= William Arnett =

American art collector (1939–2020)

William Sidney Arnett (May 10, 1939 - August 12, 2020) was an Atlanta-based writer, editor, curator and art collector who built internationally important collections of African, Asian, and African American art. Arnett was the founder and chairman of the Souls Grown Deep Foundation, an organization dedicated to the preservation and documentation of African American art from the Deep South that works in coordination with leading museums and scholars to produce groundbreaking exhibitions and publications using its extensive holdings. His efforts produced 13 books with nearly 100 essays by 73 authors. Thirty-eight museums have hosted major exhibitions, and comprehensive archives are maintained at UNC Chapel Hill. The White House has shown the collection. Arnett exhibited works from these collections and delivered lectures at over 100 museums and educational institutions in the United States and abroad. He is perhaps best known for writing about and collecting the work of African American artists from the Deep South. Arnett was named one of the "100 Most Influential Georgians" by Georgia Trend Magazine in January 2015. He died on August 12, 2020.

== Early life ==
Arnett was born in Columbus, Georgia. After attending Georgia Tech and the University of Pennsylvania, Arnett graduated from the University of Georgia, where he earned a B.A. in English.

== Collecting ==
After living in Europe in the mid-1960s, Arnett built an extensive collection of ancient Mediterranean art and antiquities. He also became interested in Asian art, and amassed works dating from 2000 B.C. to the 19th century.

For a number of years, Arnett's main interest was African Art. He collected the ritual arts from West and Central Africa, particularly the numerous cultures of Nigeria, Benin (formerly Dahomey), the Cameroon Grassfields, and the Democratic Republic of the Congo. In 1978, he co-authored the catalogue Three Rivers of Nigeria for Atlanta's High Museum of Art. In 1994, he donated a significant portion of his extensive collection of African art to the Michael C. Carlos Museum at Emory University, then under the direction of Maxwell Anderson.

In the mid-1980s, Arnett began to collect the work of artists in the black American South, including pieces by such artists as Thornton Dial and Lonnie Holley. By the mid-1990s Arnett's efforts resulted in an ambitious project to survey the visual tradition of the African American South: an exhibition and two-volume book, titled Souls Grown Deep: African American Vernacular Art of the South, which was ultimately presented at the 1996 Summer Olympics in Atlanta and remains the most in-depth, scholarly examination of this phenomenon. Subsequently, Arnett developed a series of related publications, including several books on the quilts created by women living in Gee's Bend, Alabama. He arranged for the first influential exhibition of those quilts at the Museum of Fine Arts, Houston in 2002. The exhibition titled The Quilts of Gee's Bend was shown at 13 major U.S. museums including the Whitney Museum of American Art, the High Museum of Art, MFA Boston, the Milwaukee Museum of Art, the Cleveland Museum of Art, The Corcoran Gallery of Art and the DeYoung Museum.

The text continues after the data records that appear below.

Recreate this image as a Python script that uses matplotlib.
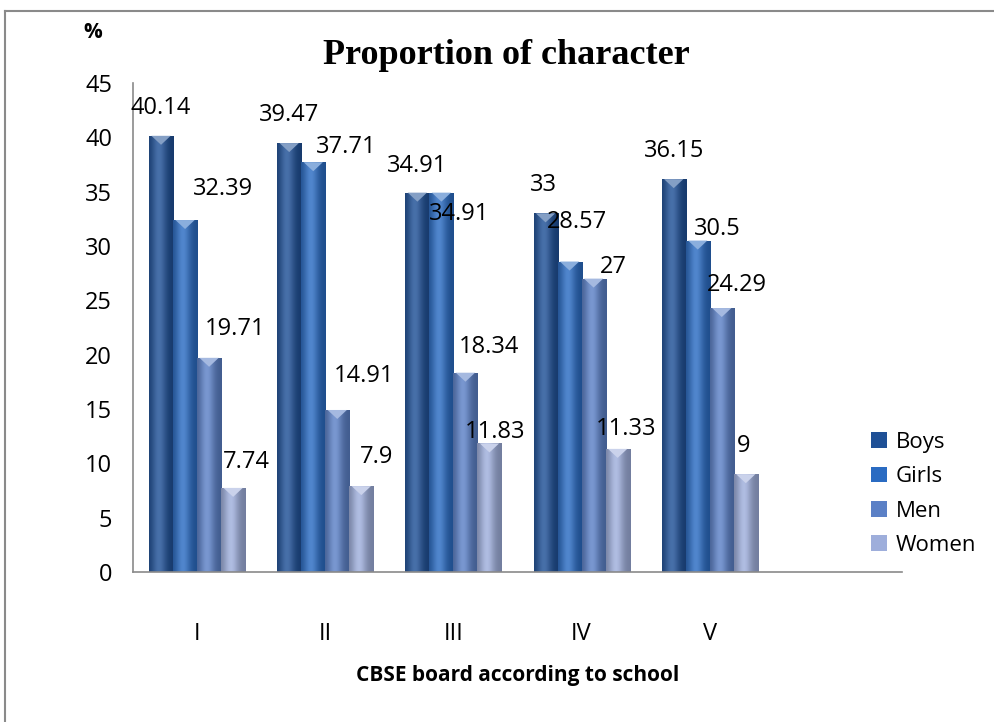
import numpy as np
import matplotlib
matplotlib.use("Agg")
import matplotlib.pyplot as plt
import matplotlib.colors as mcolors
from matplotlib.lines import Line2D
from matplotlib.patches import Patch

# data
schools = ["I", "II", "III", "IV", "V"]
series = ["Boys", "Girls", "Men", "Women"]
boys = [40.14, 39.47, 34.91, 33, 36.15]
girls = [32.39, 37.71, 34.91, 28.57, 30.5]
men = [19.71, 14.91, 18.34, 27, 24.29]
women = [7.74, 7.9, 11.83, 11.33, 9]
values = [boys, girls, men, women]

colors = ["#1f5096", "#2a6bc2", "#5b80c6", "#9eaedb"]

# label nudges (pixels, relative to bar top centre) as placed in the original
label_dx = [[0, 0, 0, -2, 0],
            [38, 33, 18, 7, 20],
            [26, 27, 24, 20, 15],
            [13, 15, 6, 8, -2]]
label_dy = [[28, 28, 27, 28, 28],
            [31, 15, -21, 40, 12],
            [29, 34, 26, 12, 23],
            [26, 29, 11, 20, 28]]

plt.rcParams["font.family"] = ["Open Sans", "DejaVu Sans"]


def bar_shading(base, n=64):
    base = np.array(mcolors.to_rgb(base))
    t = np.linspace(0, 1, n)
    w = np.exp(-((t - 0.4) / 0.3) ** 2)
    dark = base * 0.72
    light = base + (1 - base) * 0.18
    return dark[None] * (1 - w[:, None]) + light[None] * w[:, None]


fig = plt.figure(figsize=(9.94, 7.22), dpi=100)
ax = fig.add_axes([133 / 994, 150 / 722, 769 / 994, 489 / 722])

x = np.arange(len(schools))
width = 0.1875
px_per_unit = 489 / 45

for i, (name, vals, col) in enumerate(zip(series, values, colors)):
    pos = x + (i - 1.5) * width
    bars = ax.bar(pos, vals, width=width, color=col, label=name, zorder=2,
                  linewidth=0)
    grad = bar_shading(col)
    cap_col = np.array(mcolors.to_rgb(col))
    cap_col = cap_col + (1 - cap_col) * 0.45
    for j, b in enumerate(bars):
        x0, h = b.get_x(), b.get_height()
        x1 = x0 + b.get_width()
        im = ax.imshow(grad[None, :, :], extent=(x0, x1, 0, h), aspect="auto",
                       zorder=2.5, interpolation="bilinear")
        im.set_clip_path(b)
        dh = 9 / px_per_unit
        ax.fill([x0 + 0.1 * width, x1 - 0.1 * width, (x0 + x1) / 2],
                [h, h, h - dh], color=cap_col, zorder=3, linewidth=0)
        ax.annotate(f"{vals[j]:g}", (b.get_x() + b.get_width() / 2, h),
                    xytext=(label_dx[i][j], label_dy[i][j]),
                    textcoords="offset pixels", ha="center", va="center",
                    fontsize=17, color="black", zorder=5)

ax.set_xlim(-0.5, 5.5)
ax.set_ylim(0, 45)
ax.set_yticks(np.arange(0, 46, 5))
ax.set_xticks(x)
ax.set_xticklabels(schools)
ax.tick_params(axis="y", length=0, pad=15, labelsize=17)
ax.tick_params(axis="x", length=0, pad=36, labelsize=17)
for side in ["top", "right"]:
    ax.spines[side].set_visible(False)
for side in ["left", "bottom"]:
    ax.spines[side].set_color("#8a8a8a")
    ax.spines[side].set_linewidth(1.2)

ax.set_xlabel("CBSE board according to school", fontsize=15,
              fontweight="bold", labelpad=14)

fig.text(0.509, 1 - 55 / 722, "Proportion of character",
         family="Liberation Serif", fontweight="bold", fontsize=26,
         ha="center", va="center")
fig.text(93 / 994, 1 - 33 / 722, "%", fontsize=15, fontweight="bold",
         ha="center", va="center")

handles = [Patch(facecolor=c, label=s) for s, c in zip(series, colors)]
fig.legend(handles=handles, loc="center left",
           bbox_to_anchor=(871 / 994, 1 - 494 / 722), frameon=False,
           fontsize=16, handlelength=0.7, handleheight=0.7,
           handletextpad=0.4, labelspacing=0.6, borderpad=0,
           borderaxespad=0)

# outer chart frame (left and top edges visible in the original)
top_y = 1 - 11 / 722
left_x = 5 / 994
fig.add_artist(Line2D([left_x, left_x], [0, top_y], color="#8a8a8a",
                      linewidth=1.5, transform=fig.transFigure))
fig.add_artist(Line2D([left_x, 1], [top_y, top_y], color="#8a8a8a",
                      linewidth=1.5, transform=fig.transFigure))

fig.savefig("out.png", dpi=100, facecolor="white")
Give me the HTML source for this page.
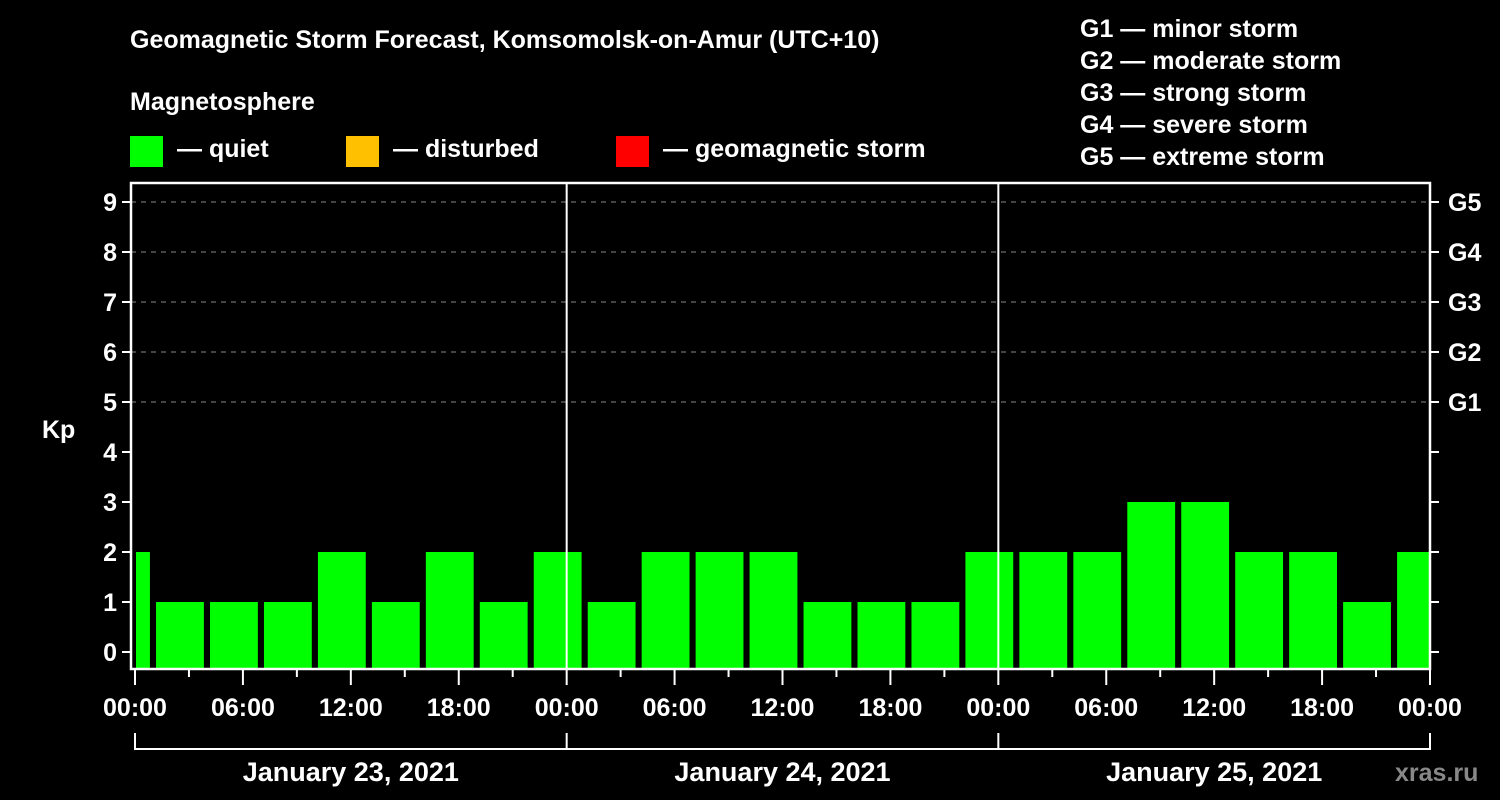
<!DOCTYPE html>
<html><head><meta charset="utf-8"><style>
body{margin:0;background:#000;width:1500px;height:800px;overflow:hidden}
svg{display:block;font-family:"Liberation Sans",Arial,sans-serif;font-weight:bold}
</style></head><body>
<svg id="c" width="1500" height="800" viewBox="0 0 1500 800">
<text x="130" y="48" fill="#fff" font-size="25">Geomagnetic Storm Forecast, Komsomolsk-on-Amur (UTC+10)</text>
<text x="130" y="110" fill="#fff" font-size="25">Magnetosphere</text>
<g><rect x="130" y="136" width="33" height="31" fill="#00ff00"/><text x="177" y="157" fill="#fff" font-size="25">— quiet</text></g>
<g><rect x="346" y="136" width="33" height="31" fill="#ffc000"/><text x="393" y="157" fill="#fff" font-size="25">— disturbed</text></g>
<g><rect x="616" y="136" width="33" height="31" fill="#ff0000"/><text x="663" y="157" fill="#fff" font-size="25">— geomagnetic storm</text></g>
<g fill="#fff" font-size="25">
<text x="1080" y="37">G1 — minor storm</text><text x="1080" y="69">G2 — moderate storm</text><text x="1080" y="101">G3 — strong storm</text><text x="1080" y="133">G4 — severe storm</text><text x="1080" y="165">G5 — extreme storm</text></g>
<text x="42" y="438" fill="#fff" font-size="25">Kp</text>
<g id="grid"></g><g id="bars"></g><g id="axes"></g>
<text x="1395" y="781" fill="#888" font-size="25">xras.ru</text>
</svg>
<script>
const kpValues=[2,1,1,1,2,1,2,1,2,1,2,2,2,1,1,1,2,2,2,3,3,2,2,1,2];
const yTicks=[0,1,2,3,4,5,6,7,8,9];
const gLabels=["G1","G2","G3","G4","G5"];
const gLevels=[5,6,7,8,9];
const dayLabels=["January 23, 2021","January 24, 2021","January 25, 2021"];
const hourLabels=["00:00","06:00","12:00","18:00"];
const NS="http://www.w3.org/2000/svg";
const X0=135,PXH=(1430-135)/72,L=131,R=1430,T=183,B=669;
const xs=h=>X0+h*PXH, ys=v=>652-v*50;
function mk(p,t,a){const e=document.createElementNS(NS,t);for(const k in a)e.setAttribute(k,a[k]);p.appendChild(e);return e;}
const grid=document.getElementById('grid'),bars=document.getElementById('bars'),axes=document.getElementById('axes');
gLevels.forEach(v=>{const l=mk(grid,'line',{x1:L,x2:R,y1:ys(v),y2:ys(v),stroke:'#888','stroke-dasharray':'5,5','stroke-width':1});

});
kpValues.forEach((v,i)=>{const c=-0.5+3*i;let a=xs(c-1.33),b=xs(c+1.33);a=Math.max(a,X0+1);b=Math.min(b,R);
const r=mk(bars,'rect',{x:a,y:ys(v),width:b-a,height:B-ys(v),fill:'#00ff00'});

});
mk(axes,'rect',{x:L,y:T,width:R-L,height:B-T,fill:'none',stroke:'#fff','stroke-width':2.5});
[24,48].forEach(h=>mk(axes,'line',{x1:xs(h),x2:xs(h),y1:T,y2:B,stroke:'#fff','stroke-width':2}));
yTicks.forEach(v=>{mk(axes,'line',{x1:L-9,x2:L,y1:ys(v),y2:ys(v),stroke:'#fff','stroke-width':2});
mk(axes,'line',{x1:R,x2:R+9,y1:ys(v),y2:ys(v),stroke:'#fff','stroke-width':2});
const t=mk(axes,'text',{x:L-14,y:ys(v)+9,fill:'#fff','font-size':25,'text-anchor':'end'});t.textContent=v;

});
gLevels.forEach((v,i)=>{const t=mk(axes,'text',{x:1448,y:ys(v)+9,fill:'#fff','font-size':25});t.textContent=gLabels[i];

});
for(let h=0;h<=72;h+=3){const maj=h%6===0;mk(axes,'line',{x1:xs(h),x2:xs(h),y1:B,y2:maj?685:677,stroke:'#fff','stroke-width':2});
if(maj){const t=mk(axes,'text',{x:xs(h),y:716,fill:'#fff','font-size':25,'text-anchor':'middle'});t.textContent=hourLabels[(h/6)%4];

}}
mk(axes,'line',{x1:xs(0),x2:xs(72),y1:749,y2:749,stroke:'#fff','stroke-width':2});
[0,24,48,72].forEach(h=>mk(axes,'line',{x1:xs(h),x2:xs(h),y1:733,y2:750,stroke:'#fff','stroke-width':2}));
dayLabels.forEach((d,i)=>{const t=mk(axes,'text',{x:xs(12+24*i),y:781,fill:'#fff','font-size':27,'text-anchor':'middle'});t.textContent=d;

});
</script>
</body></html>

On November 24, 2014, The Metropolitan Museum of Art announced that 57 works by contemporary African American artists from the Southern United States were donated to the museum by the Souls Grown Deep Foundation from its William S. Arnett Collection. An exhibition devoted to the gift took place at the Metropolitan Museum in fall 2016.

As Sheena Wagstaff, Leonard A. Lauder Chairman of the Department of Modern and Contemporary Art at the Metropolitan Museum, described the gift, "From Thornton Dial's magisterial constructions to the emblematic compositions by the Gee's Bend quilters from the 1930s onwards, this extraordinary group of works contributes immeasurably to the museum's representation of works by contemporary American artists and augments on a historic scale its holdings of contemporary art."

== Writing ==
As Arnett's collection of African American art grew, he became convinced that the so-called folk or outsider artists of the black American South were a coherent cultural movement and constituted a crucial chapter in world art. He spent years gathering extensive documentation and amassing a near-definitive collection of work crucial to the understanding of this cultural phenomenon.

In the year 2000, in an effort to introduce southern black vernacular art to a wider audience, Arnett founded Tinwood Books; a year after the inauguration of its publishing program, Jane Fonda become a 50% owner in the firm. Under the Tinwood imprint, Arnett co-edited and co-authored, with his son Paul Arnett, Souls Grown Deep: African American Vernacular Art of the South, a massive book that featured over 1800 illustrations and ran to over 1000 pages in two volumes. An exhibition of the same title was presented at the 1996 Olympic Games in Atlanta. Additionally, Arnett edited and/or co-authored many other books, including Gee's Bend: The Women and Their Quilts, Gee's Bend: The Architecture of the Quilt, and Thornton Dial in the 21st Century.